Don’ts for Reputation Management
- Never wait for a crisis to try your hand at it.
- Be prepared… Reacting with your personal ego can cause your company more harm than good.
- People have websites like “yelp,” where a bad review can instantly cost you future business.
- Remember that when a crisis happens, the last thing you want is for it to escalate into more than what it was.
- Never forget your company’s credo, for what is stated.
- Think of your internalized principles as an umbrella that will carry you through the storms.
- A habit is an internalized principle, so practice it each day, and you’ll come out with a win instead of a loss.
- Never stop listening when someone is calling with a complaint.
- It’s not your job to talk until the person has stopped telling you about the bad experience.
- And remember, perception is reality. You can easily change that reality with just a modicum of genuine caring.
- Don’t discard customer feedback as trivial.
- It’s definitely an early warning signal for reputational problems.
- Never resort to name calling.
- It demonstrates a lack of interpersonal relationship skills and that you need some help.
- It will not resolve anything and makes your company even less desirable. Each tiny chip away from your reputation will eventually cause that facility’s crumbling.
Interestingly, I have witnesses for my end of the conversation, with one person actually being a practicing behavioral psychologist.
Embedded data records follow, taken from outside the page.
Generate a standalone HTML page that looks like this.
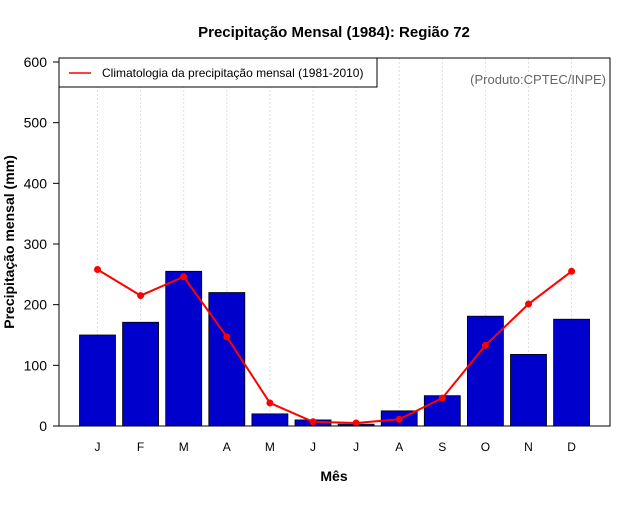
<!DOCTYPE html>
<html><head><meta charset="utf-8"><style>
body{margin:0;background:#fff;width:640px;height:500px;overflow:hidden}
svg{font-family:"Liberation Sans",sans-serif}
</style></head><body>
<svg id="chart" width="640" height="500"></svg>
<script>
const months=["J","F","M","A","M","J","J","A","S","O","N","D"];
const observed=[150,171,255,220,20,10,3,25,50,181,118,176];
const climatology=[258,215,246,147,38,7,5,11,46,133,201,255];
const yTicks=[0,100,200,300,400,500,600];
const NS="http://www.w3.org/2000/svg";
const svg=document.getElementById('chart');
const L=59,R=610,T=58,B=426;
const y=v=>426-v*(364/600);
const x=i=>97.5+i*43.1;
function mk(tag,attrs,text){const e=document.createElementNS(NS,tag);for(const k in attrs)e.setAttribute(k,attrs[k]);if(text!==undefined)e.textContent=text;svg.appendChild(e);return e;}
let e;
e=mk('text',{x:334,y:37,'text-anchor':'middle','font-size':15,'font-weight':'bold'},'Precipitação Mensal (1984): Região 72');


months.forEach((m,i)=>{
 e=mk('line',{x1:x(i),x2:x(i),y1:T,y2:B,stroke:'#ddd','stroke-dasharray':'2,2'});
 
 
});
observed.forEach((v,i)=>{
 e=mk('rect',{x:x(i)-18,y:y(v),width:36,height:B-y(v),fill:'#0000cd',stroke:'#000','stroke-width':0.8});
 
 
});
e=mk('polyline',{points:climatology.map((v,i)=>x(i)+','+y(v)).join(' '),fill:'none',stroke:'#f00','stroke-width':2});


climatology.forEach((v,i)=>{
 e=mk('circle',{cx:x(i),cy:y(v),r:3.5,fill:'#f00'});
 
 
});
e=mk('rect',{x:L,y:T,width:R-L,height:B-T,fill:'none',stroke:'#000','stroke-width':1});


yTicks.forEach(t=>{
 mk('line',{x1:L-6,x2:L,y1:y(t),y2:y(t),stroke:'#000'});
 e=mk('text',{x:L-12,y:y(t)+5,'text-anchor':'end','font-size':14},t);
 
 
});
months.forEach((m,i)=>{
 e=mk('text',{x:x(i),y:451,'text-anchor':'middle','font-size':12},m);
 
 
});
e=mk('text',{x:334,y:481,'text-anchor':'middle','font-size':14,'font-weight':'bold'},'Mês');


e=mk('text',{x:0,y:0,'text-anchor':'middle','font-size':14,'font-weight':'bold',transform:'translate(14,242) rotate(-90)'},'Precipitação mensal (mm)');


e=mk('rect',{x:L,y:T,width:318,height:29,fill:'#fff',stroke:'#000'});


mk('line',{x1:69,x2:91,y1:73,y2:73,stroke:'#f00','stroke-width':1.5});
e=mk('text',{x:102,y:77,'font-size':12},'Climatologia da precipitação mensal (1981-2010)');


e=mk('text',{x:606,y:84,'text-anchor':'end','font-size':13,fill:'#666'},'(Produto:CPTEC/INPE)');


</script>
</body></html>
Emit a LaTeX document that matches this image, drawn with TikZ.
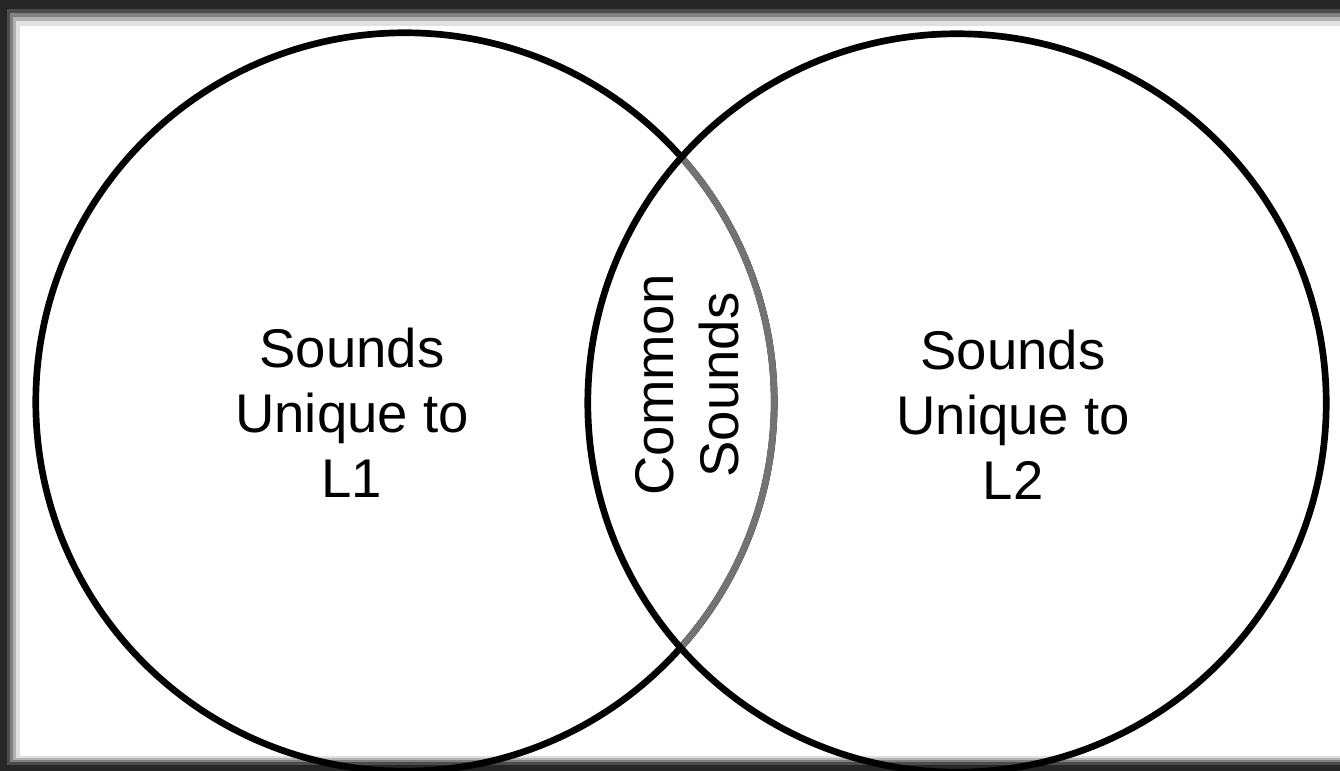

She said the following to me when I said,
“I just hung up on the guy. He said to me, ‘I have some things I want to say, before I end this conversation.'”
That was code for, “I’m going to hang up on you, lady.”
When he said “nasty” for at least three times in his tirade, I finally said, “Nasty?” Because I was listening to him to see where he was going to go… Which was all accusatory. (I had told him that he was giving me a great story to write.) The last nasty just put me over the edge. I’m not into S&M, so I just put the receiver down.
My friend to me:
“Jo, you did everything you should have. You never raised your voice, you only stated facts, you didn’t curse, and you got off the phone on his last “nasty” comment to you.
Just another day in the life of a wine industry publicist.